If, instead, the priority is to protect EU farmers while preserving the competitiveness of Ukrainian producers, full liberalisation would have to be curtailed. This would entail lengthy transition periods, safeguard mechanisms, or even permanent restrictions on Ukrainian products. In effect, rapid integration would be postponed, leaving Ukraine on the margins of the internal market.
“We are not in favour of this scenario,” the economist admits.
If the focus shifts to rapid integration while safeguarding EU farmers, Ukraine would need to undertake a substantial restructuring of its agricultural sector. This would involve limiting the dominance of large agricultural holdings in favour of supporting small and medium-sized farms more closely aligned with the European model. It would also require strict compliance with EU environmental and social standards, potentially eroding the current price advantage of Ukrainian raw materials.
“This is also a less favourable scenario from Ukraine’s perspective,” the CES analyst adds.
Given that no single approach can fully satisfy all parties, the “balance” referred to by Taras Kachka represents an attempt to remain at the centre of this triangle — where no side achieves all its objectives, but each avoids the worst-case outcome by accepting certain compromises, Okhrimenko explains.
For example, there is ongoing discussion within the EU about reforming the Common Agricultural Policy in order to strengthen the competitiveness of European producers and, potentially, to ease certain environmental requirements in favour of strategic autonomy and food security.
At the same time, Ukraine is accelerating the implementation of the European agricultural acquis (the EU’s legal framework).

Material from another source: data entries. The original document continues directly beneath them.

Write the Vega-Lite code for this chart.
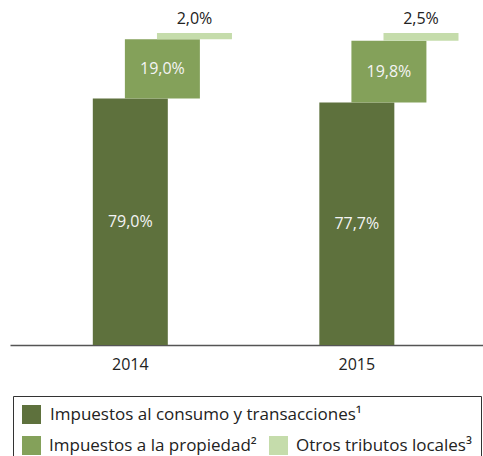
{
  "$schema": "https://vega.github.io/schema/vega-lite/v6.json",
  "width": 473,
  "height": 312,
  "autosize": {"type": "none"},
  "padding": {"left": 10, "top": 33, "right": 0, "bottom": 111},
  "config": {
    "view": {"stroke": null},
    "font": "Open Sans",
    "locale": {"number": {"decimal": ",", "thousands": ".", "grouping": [3], "currency": ["", " €"]}}
  },
  "data": {
    "values": [
      {"year": "2014", "type": "Impuestos al consumo y transacciones¹", "share": 0.790},
      {"year": "2014", "type": "Impuestos a la propiedad²", "share": 0.190},
      {"year": "2014", "type": "Otros tributos locales³", "share": 0.020},
      {"year": "2015", "type": "Impuestos al consumo y transacciones¹", "share": 0.777},
      {"year": "2015", "type": "Impuestos a la propiedad²", "share": 0.198},
      {"year": "2015", "type": "Otros tributos locales³", "share": 0.025}
    ]
  },
  "transform": [
    {"stack": "share", "groupby": ["year"], "sort": [{"field": "share", "order": "descending"}], "as": ["v0", "v1"]},
    {"calculate": "(datum.v0 + datum.v1) / 2", "as": "mid"}
  ],
  "encoding": {
    "x": {
      "field": "year", "type": "nominal",
      "scale": {"paddingInner": 0.292, "paddingOuter": 0.19, "align": 0.466},
      "axis": {"title": null, "labelAngle": 0, "ticks": false, "domainColor": "#555", "domainWidth": 1.5, "labelFontSize": 16, "labelColor": "#222", "labelPadding": 11, "labelFont": "Open Sans"}
    },
    "xOffset": {
      "field": "type", "type": "nominal",
      "scale": {"domain": ["Impuestos al consumo y transacciones¹", "Impuestos a la propiedad²", "Otros tributos locales³"], "paddingInner": 0, "paddingOuter": 1, "align": 1}
    },
    "y": {"field": "v1", "type": "quantitative", "scale": {"domain": [0, 1], "nice": false}, "axis": null}
  },
  "layer": [
    {
      "transform": [{"filter": "datum.type == 'Impuestos al consumo y transacciones¹'"}],
      "mark": {"type": "bar", "width": 75},
      "encoding": {
        "y2": {"field": "v0"},
        "fill": {
          "field": "type", "type": "nominal",
          "scale": {"domain": ["Impuestos al consumo y transacciones¹"], "range": ["#5e713d"]},
          "legend": {
            "title": null, "orient": "none", "legendX": 3, "legendY": 363,
            "symbolType": "square", "symbolSize": 361, "symbolStrokeWidth": 0,
            "labelFontSize": 17, "labelFont": "Open Sans", "labelColor": "#222",
            "labelLimit": 600, "labelOffset": 9, "padding": 9
          }
        }
      }
    },
    {
      "transform": [{"filter": "datum.type != 'Impuestos al consumo y transacciones¹'"}],
      "mark": {"type": "bar", "width": 75},
      "encoding": {
        "y2": {"field": "v0"},
        "color": {
          "field": "type", "type": "nominal",
          "scale": {"domain": ["Impuestos a la propiedad²", "Otros tributos locales³"], "range": ["#84a15a", "#c5dcab"]},
          "legend": {
            "title": " ", "titleFontSize": 17, "titlePadding": 14,
            "orient": "none", "legendX": 3, "legendY": 363,
            "direction": "horizontal", "columns": 2,
            "symbolType": "square", "symbolSize": 361, "symbolStrokeWidth": 0,
            "labelFontSize": 17, "labelFont": "Open Sans", "labelColor": "#222",
            "labelLimit": 600, "labelOffset": 8, "columnPadding": 12,
            "strokeColor": "#333", "padding": 9
          }
        }
      }
    },
    {
      "transform": [{"filter": "datum.type != 'Otros tributos locales³'"}],
      "mark": {"type": "text", "fontSize": 16, "color": "#f4f4f4", "baseline": "middle"},
      "encoding": {
        "y": {"field": "mid", "type": "quantitative"},
        "text": {"field": "share", "type": "quantitative", "format": ".1%"}
      }
    },
    {
      "transform": [{"filter": "datum.type == 'Otros tributos locales³'"}],
      "mark": {"type": "text", "fontSize": 16, "color": "#222", "baseline": "bottom", "dy": -6},
      "encoding": {
        "text": {"field": "share", "type": "quantitative", "format": ".1%"}
      }
    }
  ]
}
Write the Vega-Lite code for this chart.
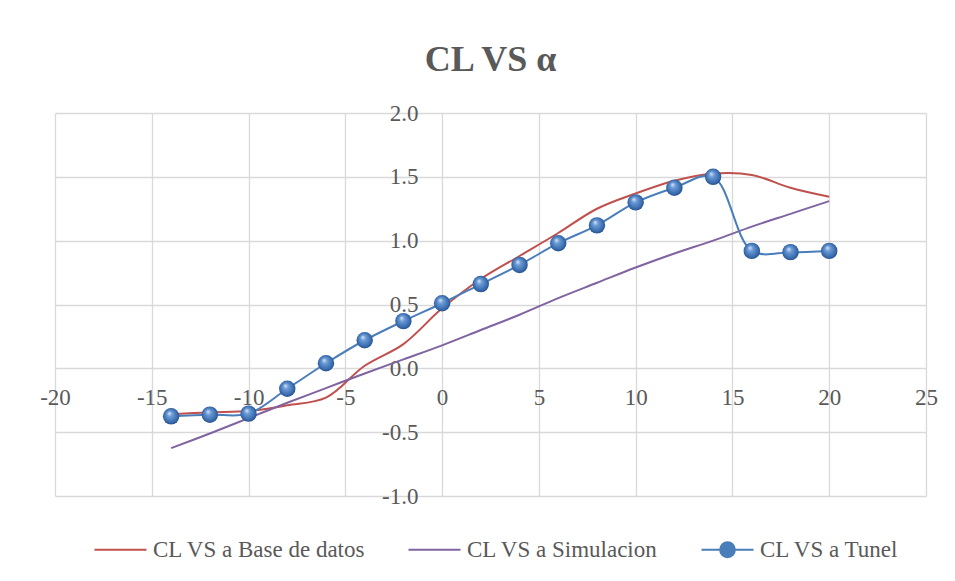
{
  "$schema": "https://vega.github.io/schema/vega-lite/v6.json",
  "width": 871,
  "height": 383,
  "autosize": {"type": "none"},
  "padding": {"left": 55, "top": 113, "right": 29, "bottom": 85},
  "background": "white",
  "title": {
    "text": "CL VS α",
    "font": "Liberation Serif",
    "fontSize": 36,
    "fontWeight": "bold",
    "color": "#595959",
    "anchor": "middle",
    "baseline": "alphabetic",
    "offset": -5
  },
  "config": {
    "view": {"stroke": null},
    "font": "Liberation Serif",
    "locale": {"number": {"decimal": ".", "thousands": ",", "grouping": [3], "currency": ["$", ""], "minus": "-"}}
  },
  "data": {
    "values": [
      {"serie": "CL VS a Base de datos", "a": -14, "cl": -0.36},
      {"serie": "CL VS a Base de datos", "a": -12, "cl": -0.345},
      {"serie": "CL VS a Base de datos", "a": -10, "cl": -0.335},
      {"serie": "CL VS a Base de datos", "a": -8, "cl": -0.29},
      {"serie": "CL VS a Base de datos", "a": -6, "cl": -0.23},
      {"serie": "CL VS a Base de datos", "a": -4, "cl": 0.02},
      {"serie": "CL VS a Base de datos", "a": -2, "cl": 0.19},
      {"serie": "CL VS a Base de datos", "a": 0, "cl": 0.47},
      {"serie": "CL VS a Base de datos", "a": 2, "cl": 0.7},
      {"serie": "CL VS a Base de datos", "a": 4, "cl": 0.88},
      {"serie": "CL VS a Base de datos", "a": 6, "cl": 1.06},
      {"serie": "CL VS a Base de datos", "a": 8, "cl": 1.25},
      {"serie": "CL VS a Base de datos", "a": 10, "cl": 1.37},
      {"serie": "CL VS a Base de datos", "a": 12, "cl": 1.47},
      {"serie": "CL VS a Base de datos", "a": 14, "cl": 1.525},
      {"serie": "CL VS a Base de datos", "a": 16, "cl": 1.515},
      {"serie": "CL VS a Base de datos", "a": 18, "cl": 1.415},
      {"serie": "CL VS a Base de datos", "a": 20, "cl": 1.344},
      {"serie": "CL VS a Simulacion", "a": -14, "cl": -0.625},
      {"serie": "CL VS a Simulacion", "a": -12, "cl": -0.51},
      {"serie": "CL VS a Simulacion", "a": -10, "cl": -0.39},
      {"serie": "CL VS a Simulacion", "a": -8, "cl": -0.27},
      {"serie": "CL VS a Simulacion", "a": -6, "cl": -0.155},
      {"serie": "CL VS a Simulacion", "a": -4, "cl": -0.04},
      {"serie": "CL VS a Simulacion", "a": -2, "cl": 0.07},
      {"serie": "CL VS a Simulacion", "a": 0, "cl": 0.18},
      {"serie": "CL VS a Simulacion", "a": 2, "cl": 0.3},
      {"serie": "CL VS a Simulacion", "a": 4, "cl": 0.42},
      {"serie": "CL VS a Simulacion", "a": 6, "cl": 0.55},
      {"serie": "CL VS a Simulacion", "a": 8, "cl": 0.67},
      {"serie": "CL VS a Simulacion", "a": 10, "cl": 0.79},
      {"serie": "CL VS a Simulacion", "a": 12, "cl": 0.9},
      {"serie": "CL VS a Simulacion", "a": 14, "cl": 1.0},
      {"serie": "CL VS a Simulacion", "a": 16, "cl": 1.11},
      {"serie": "CL VS a Simulacion", "a": 18, "cl": 1.21},
      {"serie": "CL VS a Simulacion", "a": 20, "cl": 1.31},
      {"serie": "CL VS a Tunel", "a": -14, "cl": -0.376},
      {"serie": "CL VS a Tunel", "a": -12, "cl": -0.363},
      {"serie": "CL VS a Tunel", "a": -10, "cl": -0.355},
      {"serie": "CL VS a Tunel", "a": -8, "cl": -0.16},
      {"serie": "CL VS a Tunel", "a": -6, "cl": 0.04},
      {"serie": "CL VS a Tunel", "a": -4, "cl": 0.22},
      {"serie": "CL VS a Tunel", "a": -2, "cl": 0.37},
      {"serie": "CL VS a Tunel", "a": 0, "cl": 0.51},
      {"serie": "CL VS a Tunel", "a": 2, "cl": 0.66},
      {"serie": "CL VS a Tunel", "a": 4, "cl": 0.81},
      {"serie": "CL VS a Tunel", "a": 6, "cl": 0.98},
      {"serie": "CL VS a Tunel", "a": 8, "cl": 1.12},
      {"serie": "CL VS a Tunel", "a": 10, "cl": 1.3},
      {"serie": "CL VS a Tunel", "a": 12, "cl": 1.415},
      {"serie": "CL VS a Tunel", "a": 14, "cl": 1.5},
      {"serie": "CL VS a Tunel", "a": 16, "cl": 0.92},
      {"serie": "CL VS a Tunel", "a": 18, "cl": 0.91},
      {"serie": "CL VS a Tunel", "a": 20, "cl": 0.92}
    ]
  },
  "layer": [
    {
      "mark": {"type": "line", "interpolate": "catmull-rom", "strokeWidth": 2},
      "encoding": {
        "x": {
          "field": "a",
          "type": "quantitative",
          "scale": {"domain": [-20, 25], "nice": false, "zero": false},
          "axis": {
            "title": null,
            "values": [-20, -15, -10, -5, 0, 5, 10, 15, 20, 25],
            "format": "d",
            "offset": -127.3,
            "domain": false,
            "ticks": false,
            "labelPadding": 18,
            "labelFont": "Liberation Serif",
            "labelFontSize": 23,
            "labelColor": "#595959",
            "labelFlush": false,
            "labelOverlap": false,
            "grid": true,
            "gridColor": "#d9d9d9",
            "gridWidth": 1.3
          }
        },
        "y": {
          "field": "cl",
          "type": "quantitative",
          "scale": {"domain": [-1, 2], "nice": false, "zero": false},
          "axis": {
            "title": null,
            "values": [-1, -0.5, 0, 0.5, 1, 1.5, 2],
            "format": ".1f",
            "offset": -387,
            "domain": false,
            "ticks": false,
            "labelPadding": 24,
            "labelFont": "Liberation Serif",
            "labelFontSize": 23,
            "labelColor": "#595959",
            "labelFlush": false,
            "labelOverlap": false,
            "grid": true,
            "gridColor": "#d9d9d9",
            "gridWidth": 1.3
          }
        },
        "color": {
          "field": "serie",
          "type": "nominal",
          "sort": ["CL VS a Base de datos", "CL VS a Simulacion", "CL VS a Tunel"],
          "scale": {
            "domain": ["CL VS a Base de datos", "CL VS a Simulacion", "CL VS a Tunel"],
            "range": ["#c0504d", "#8064a2", "#4a7ebb"]
          },
          "legend": {
            "title": null,
            "orient": "none",
            "direction": "horizontal",
            "legendX": 38,
            "legendY": 409,
            "symbolType": "stroke",
            "symbolSize": 2704,
            "symbolStrokeWidth": 2.2,
            "labelFont": "Liberation Serif",
            "labelFontSize": 23,
            "labelColor": "#595959",
            "labelOffset": 5,
            "columnPadding": 38,
            "labelLimit": 400,
            "encode": {
              "symbols": {
                "update": {
                  "shape": {"signal": "datum.value === 'CL VS a Tunel' ? 'M-1,0H-0.28M0.28,0H1M0.28,0A0.28,0.28,0,1,1,-0.28,0A0.28,0.28,0,1,1,0.28,0Z' : 'M-1,0H1'"},
                  "fill": {"signal": "datum.value === 'CL VS a Tunel' ? '#4a7ebb' : 'transparent'"}
                }
              }
            }
          }
        }
      }
    },
    {
      "transform": [{"filter": "datum.serie === 'CL VS a Tunel'"}],
      "mark": {
        "type": "point",
        "shape": "circle",
        "size": 270,
        "filled": true,
        "opacity": 1,
        "strokeWidth": 0,
        "fill": {
          "gradient": "radial",
          "x1": 0.38, "y1": 0.3, "r1": 0,
          "x2": 0.5, "y2": 0.5, "r2": 0.55,
          "stops": [
            {"offset": 0, "color": "#dce8f7"},
            {"offset": 0.3, "color": "#6b9bd6"},
            {"offset": 0.75, "color": "#3a6db0"},
            {"offset": 1, "color": "#1f487e"}
          ]
        }
      },
      "encoding": {
        "x": {"field": "a", "type": "quantitative"},
        "y": {"field": "cl", "type": "quantitative"}
      }
    }
  ]
}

Thirdly, some Polish experts acknowledge the need for Poland to modernise its agricultural sector and shift towards higher value-added production. In such a scenario, efficient Ukrainian production would be viewed not as a threat, but as an opportunity.
“Overall, a mutually beneficial agreement is achievable, but the process will inevitably involve dissatisfaction, concessions and the usual complexities of negotiation,” concludes Yana Okhrimenko.